Dados como esses sobre o avanço de terceiros países no mercado vizinho serão levados à discussão com a ministra. A resolução 61, cuja aplicação é prevista para daqui a duas semanas, foi apresentada pelos argentinos como trunfo a ser usado, caso os empresários brasileiros rejeitem a ideia de restrições "voluntárias" de vendas ao mercado argentino. Os argentinos se queixam que o governo brasileiro também desrespeitou a comissão bilateral ao editar medida - depois revogada a mando do presidente Luiz Inácio Lula da Silva - que estabelecia licenças automáticas para boa parte das importações brasileiras. A medida foi editada quando estavam na Argentina representantes do Ministério do Desenvolvimento, membros da comissão bilateral.

O governo brasileiro foi informado de que nem o Ministério de Relações Exteriores nem a Secretaria de Indústria do país vizinho haviam participado da decisão sobre a resolução 61. Segundo o Ministério do Desenvolvimento, a medida afeta apenas o equivalente a 3,12% das vendas brasileiras em 2008 à Argentina, cerca de US$ 550 milhões, mas afeta diretamente setores com grande volume de vendas no mercado vizinho, como os de máquinas agrícolas (ceifadeiras e debulhadeiras) e tratores, produtos têxteis para cama, mesa e banho, zíper para roupa, algumas partes de automóveis, como certos tipos de assento, e móveis.

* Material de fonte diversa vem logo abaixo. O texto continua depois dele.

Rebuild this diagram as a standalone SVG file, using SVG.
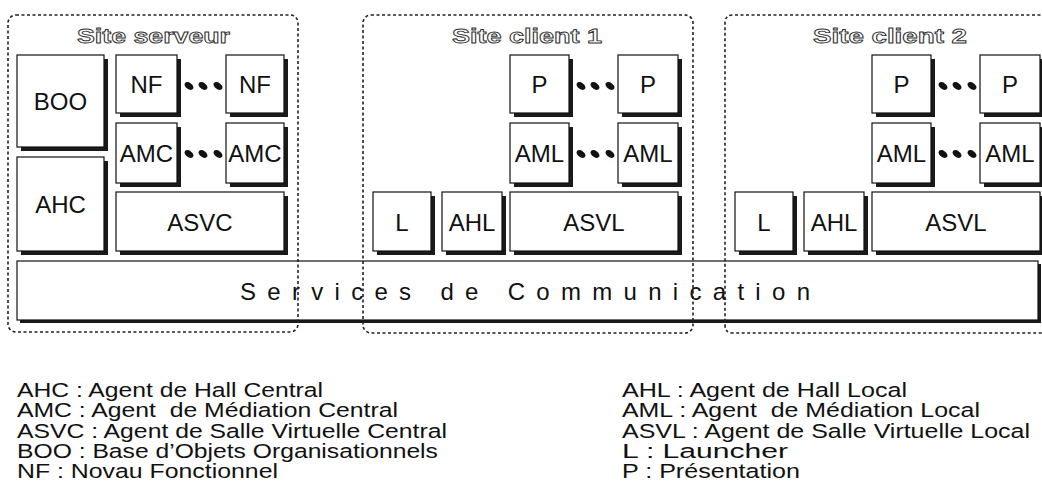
<svg xmlns="http://www.w3.org/2000/svg" xmlns:xlink="http://www.w3.org/1999/xlink" width="1042" height="493" viewBox="0 0 1042 493">
<defs>
<style>
.sh{fill:#1a1a1a}
.bx{fill:#fff;stroke:#111;stroke-width:1.2}
.lb{font-family:"Liberation Sans",Arial,sans-serif;font-size:24px;fill:#111;text-anchor:middle}
.ttl{font-family:"Liberation Sans",Arial,sans-serif;font-size:21px;font-weight:bold;fill:#fff;stroke:#333;stroke-width:0.9}
.lg{font-family:"Liberation Sans",Arial,sans-serif;font-size:19.5px;fill:#111}
.ct{fill:none;stroke:#222;stroke-width:1.6;stroke-dasharray:3 2.5}
.dot{fill:#111}
</style>
<g id="dots">
<ellipse class="dot" cx="12" cy="0" rx="5" ry="3.2" transform="rotate(35 12 0)"/>
<ellipse class="dot" cx="26" cy="0" rx="5" ry="3.2" transform="rotate(35 26 0)"/>
<ellipse class="dot" cx="41" cy="0" rx="5" ry="3.2" transform="rotate(35 41 0)"/>
</g>
</defs>
<rect width="1042" height="493" fill="#fff"/>

<!-- Communication bar -->
<g id="services">
<rect class="sh" x="20" y="264" width="1021" height="59"/>
<rect class="bx" x="17" y="261" width="1021" height="59"/>
<text class="lb" x="240" y="300" style="text-anchor:start" textLength="570" lengthAdjust="spacing">Services de Communication</text>
</g>

<!-- Server site -->
<g id="BOO"><rect class="sh" x="21" y="59" width="87" height="92"/><rect class="bx" x="17" y="55" width="87" height="92"/><text class="lb" x="60.5" y="110">BOO</text></g>
<g id="AHC"><rect class="sh" x="21" y="161" width="87" height="94"/><rect class="bx" x="17" y="157" width="87" height="94"/><text class="lb" x="60.5" y="213">AHC</text></g>
<g id="NF1"><rect class="sh" x="120" y="59" width="61" height="58"/><rect class="bx" x="116" y="55" width="61" height="58"/><text class="lb" x="146.5" y="92.5">NF</text></g>
<g id="NF2"><rect class="sh" x="230" y="59" width="58" height="58"/><rect class="bx" x="226" y="55" width="58" height="58"/><text class="lb" x="255" y="92.5">NF</text></g>
<g id="AMC1"><rect class="sh" x="120" y="127" width="61" height="60"/><rect class="bx" x="116" y="123" width="61" height="60"/><text class="lb" x="146.5" y="161.5">AMC</text></g>
<g id="AMC2"><rect class="sh" x="230" y="127" width="58" height="60"/><rect class="bx" x="226" y="123" width="58" height="60"/><text class="lb" x="255" y="161.5">AMC</text></g>
<g id="ASVC"><rect class="sh" x="120" y="196" width="168" height="59"/><rect class="bx" x="116" y="192" width="168" height="59"/><text class="lb" x="200" y="230.5">ASVC</text></g>

<!-- Client site 1 -->
<g id="P1a"><rect class="sh" x="514" y="59" width="59" height="58"/><rect class="bx" x="510" y="55" width="59" height="58"/><text class="lb" x="539.5" y="92.5">P</text></g>
<g id="P1b"><rect class="sh" x="622" y="59" width="60" height="58"/><rect class="bx" x="618" y="55" width="60" height="58"/><text class="lb" x="648" y="92.5">P</text></g>
<g id="AML1a"><rect class="sh" x="514" y="127" width="59" height="60"/><rect class="bx" x="510" y="123" width="59" height="60"/><text class="lb" x="539.5" y="161.5">AML</text></g>
<g id="AML1b"><rect class="sh" x="622" y="127" width="60" height="60"/><rect class="bx" x="618" y="123" width="60" height="60"/><text class="lb" x="648" y="161.5">AML</text></g>
<g id="L1"><rect class="sh" x="377" y="196" width="58" height="59"/><rect class="bx" x="373" y="192" width="58" height="59"/><text class="lb" x="402" y="230.5">L</text></g>
<g id="AHL1"><rect class="sh" x="446" y="196" width="60" height="59"/><rect class="bx" x="442" y="192" width="60" height="59"/><text class="lb" x="472" y="230.5">AHL</text></g>
<g id="ASVL1"><rect class="sh" x="514" y="196" width="168" height="59"/><rect class="bx" x="510" y="192" width="168" height="59"/><text class="lb" x="594" y="230.5">ASVL</text></g>

<!-- Client site 2 -->
<g id="P2a"><rect class="sh" x="876" y="59" width="59" height="58"/><rect class="bx" x="872" y="55" width="59" height="58"/><text class="lb" x="901.5" y="92.5">P</text></g>
<g id="P2b"><rect class="sh" x="984" y="59" width="60" height="58"/><rect class="bx" x="980" y="55" width="60" height="58"/><text class="lb" x="1010" y="92.5">P</text></g>
<g id="AML2a"><rect class="sh" x="876" y="127" width="59" height="60"/><rect class="bx" x="872" y="123" width="59" height="60"/><text class="lb" x="901.5" y="161.5">AML</text></g>
<g id="AML2b"><rect class="sh" x="984" y="127" width="60" height="60"/><rect class="bx" x="980" y="123" width="60" height="60"/><text class="lb" x="1010" y="161.5">AML</text></g>
<g id="L2"><rect class="sh" x="739" y="196" width="58" height="59"/><rect class="bx" x="735" y="192" width="58" height="59"/><text class="lb" x="764" y="230.5">L</text></g>
<g id="AHL2"><rect class="sh" x="808" y="196" width="60" height="59"/><rect class="bx" x="804" y="192" width="60" height="59"/><text class="lb" x="834" y="230.5">AHL</text></g>
<g id="ASVL2"><rect class="sh" x="876" y="196" width="168" height="59"/><rect class="bx" x="872" y="192" width="168" height="59"/><text class="lb" x="956" y="230.5">ASVL</text></g>

<!-- Connectors (dotted ellipses) -->
<g id="connectors">
<use xlink:href="#dots" href="#dots" x="177" y="86"/>
<use xlink:href="#dots" href="#dots" x="177" y="154"/>
<use xlink:href="#dots" href="#dots" x="569" y="86"/>
<use xlink:href="#dots" href="#dots" x="569" y="154"/>
<use xlink:href="#dots" href="#dots" x="931" y="86"/>
<use xlink:href="#dots" href="#dots" x="931" y="154"/>
</g>

<!-- Site containers -->
<g id="site-serveur">
<rect class="ct" x="8" y="15" width="290" height="317" rx="8"/>
<text class="ttl" x="77" y="43" textLength="153" lengthAdjust="spacingAndGlyphs">Site serveur</text>
</g>
<g id="site-client-1">
<rect class="ct" x="363" y="15" width="330" height="318" rx="8"/>
<text class="ttl" x="452" y="43" textLength="150" lengthAdjust="spacingAndGlyphs">Site client 1</text>
</g>
<g id="site-client-2">
<path class="ct" d="M1046 15 H733 Q725 15 725 23 V325 Q725 333 733 333 H1046"/>
<text class="ttl" x="813" y="43" textLength="154" lengthAdjust="spacingAndGlyphs">Site client 2</text>
</g>

<!-- Legend -->
<g id="legend" transform="scale(1.2 1)">
<text class="lg" x="14.17" y="397" textLength="255" lengthAdjust="spacingAndGlyphs">AHC : Agent de Hall Central</text>
<text class="lg" x="14.17" y="417.5" textLength="317.5" lengthAdjust="spacingAndGlyphs" xml:space="preserve">AMC : Agent  de Médiation Central</text>
<text class="lg" x="14.17" y="438" textLength="358.3" lengthAdjust="spacingAndGlyphs">ASVC : Agent de Salle Virtuelle Central</text>
<text class="lg" x="14.17" y="458" textLength="350.8" lengthAdjust="spacingAndGlyphs">BOO : Base d’Objets Organisationnels</text>
<text class="lg" x="14.17" y="478.5" textLength="217.5" lengthAdjust="spacingAndGlyphs">NF : Novau Fonctionnel</text>
<text class="lg" x="518.33" y="397" textLength="237.5" lengthAdjust="spacingAndGlyphs">AHL : Agent de Hall Local</text>
<text class="lg" x="518.33" y="417.5" textLength="298.3" lengthAdjust="spacingAndGlyphs" xml:space="preserve">AML : Agent  de Médiation Local</text>
<text class="lg" x="518.33" y="438" textLength="340" lengthAdjust="spacingAndGlyphs">ASVL : Agent de Salle Virtuelle Local</text>
<text class="lg" x="518.33" y="458" textLength="138.3" lengthAdjust="spacingAndGlyphs">L : Launcher</text>
<text class="lg" x="518.33" y="478.5" textLength="148.3" lengthAdjust="spacingAndGlyphs">P : Présentation</text>
</g>
</svg>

Quando a notícia da nova barreira comercial chegou ao Brasil, na quinta-feira, o ministro de Relações Exteriores, Celso Amorim e o ministro da Fazenda, Guido Mantega estavam, separadamente, em encontros com empresários, que cobraram uma reação. Amorim, que estava na Federação das Indústrias do Estado de São Paulo (Fiesp) pediu ao setor privado que evitasse reações desproporcionais e, à saída, garantiu que não haverá medidas de "retaliação" contra os argentinos. Mantega, reunido com o grupo de acompanhamento da crise, pediu que o secretário de Comércio Exterior, Welber Barral, respondesse aos empresários.

Tanto Amorim quanto Barral informaram que o disciplinamento das barreiras é um dos principais temas de discussão da reunião entre altos funcionários dos dois países, no dia 12, em Buenos Aires. O governo quer fixar cotas para os produtos brasileiros e respeito ao prazo de 60 dias para emissão de licenças de importação.

Os negociadores brasileiros serão comandados pelo secretário-geral do Itamaraty, Samuel Pinheiro Guimarães, favorável a um tratamento amistoso do contencioso com os argentinos, levando em conta a deterioração da situação econômica do país. Também irá à Argentina o assessor internacional da Presidência, Marco Aurélio Garcia, que agendou visitas a autoridades para falar das preocupações de Lula. O encontro do dia 12 prepara também a visita de Cristina Kirchner ao Brasil, na semana seguinte, no dia 20, quando será recebida na Fiesp, com uma delegação de empresários argentinos. O presidente da Fiesp, Paulo Skaf, garantiu a Amorim que não haverá cobranças públicas a Cristina, ainda que o governo argentino edite medidas protecionistas no próprio dia da visita. "Seremos anfitriões impecáveis", assegura Skaf.